The fellow who taught me the trade used to drag race a '59 bug with a
rather hopped up S90 motor with dual Weber 48s in it during the 1970s.
He was so quick, that they placed him in the Hi-Gas class with the hot
GTOs, Camaros, and the like of the time. Before he stopped racing he was
turning 1/4 miles in under 13 seconds and held the track record for the
class for the better part of the year. When the car was retired, the
frame was tweaked measurably with the right side lagging behind the
driver's as a result of the motor being held in with solid mounts.
Fast forward about 10+ years, while I was apprenticing, he dusted off
that special S90 motor and installed it into a '72 Superbeetle
convertible. Like you say, it was a silly fast machine. I fondly recall
being taken for a ride in it. In short order the speedo was pegged at
100 and we were still accelerating. Once he lifted off the throttle, it
took a measurable bit of time before the the speedo needle lifted off of
the peg.
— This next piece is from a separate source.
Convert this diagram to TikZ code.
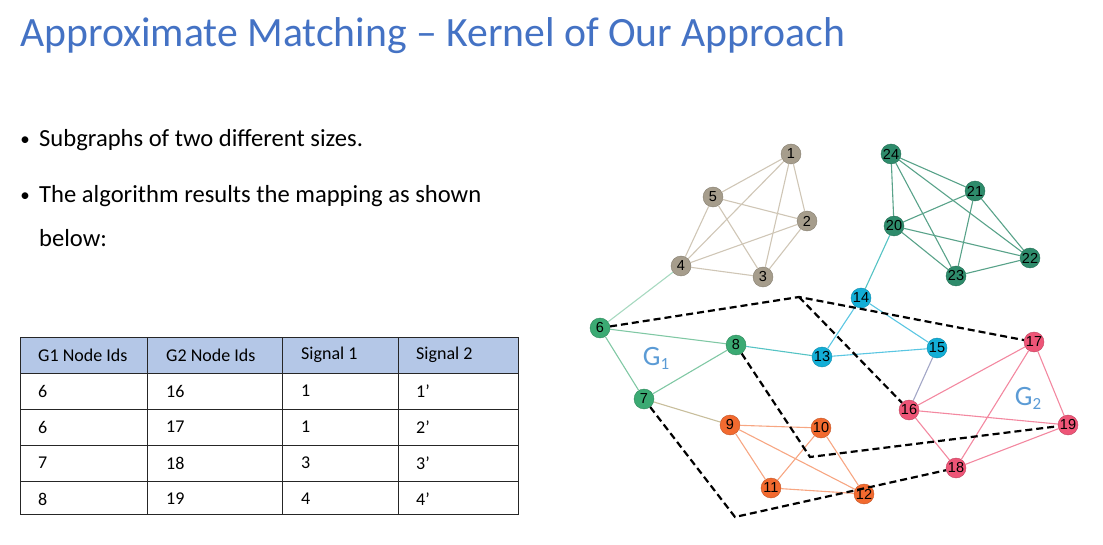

That truly was one of the best rides I ever have been privy to.
The sound of that wound out S90 motor was to die for, but it was running
straight pipes too.
Mathieu Cama
Dan Weeks wrote:
I've also seen a couple of 356 engines in VWs.
My brother was given a 1954 356 that had driven into a toll both and
totalled. It was so rusty that the entire car basically
disintegrated. My brother bolted the Porsche 1500 dual carb engine
and aluminum close-ratio trans into a 1960 beetle that was 15 years
old at the time and looked totally beat. He used to amaze
302/4V/duals-equipped modified Mustang IIs by winning drag races with
them. Low-speed handling was astounding. It would take 90-degree
turns at 45 mph with a flick of the wrist and a tap of the toe and
never leave the lane. It basically pivoted around the front wheels.
The g-forces would separate flesh from bone. The stock VW would have
rolled trying such a maneuver, but the lighter engine--and the
ability to power-steer the rear end--made it possible. I've ridden in
professionally driven Vipers and 911Ss on race tracks at triple digit
speeds, but nothing I've sat in defied the laws of physics like that
Porschwagon. Eventually the bug disintegrated too, and my brother
sold the engine in Hemmings to a Porsche restorer.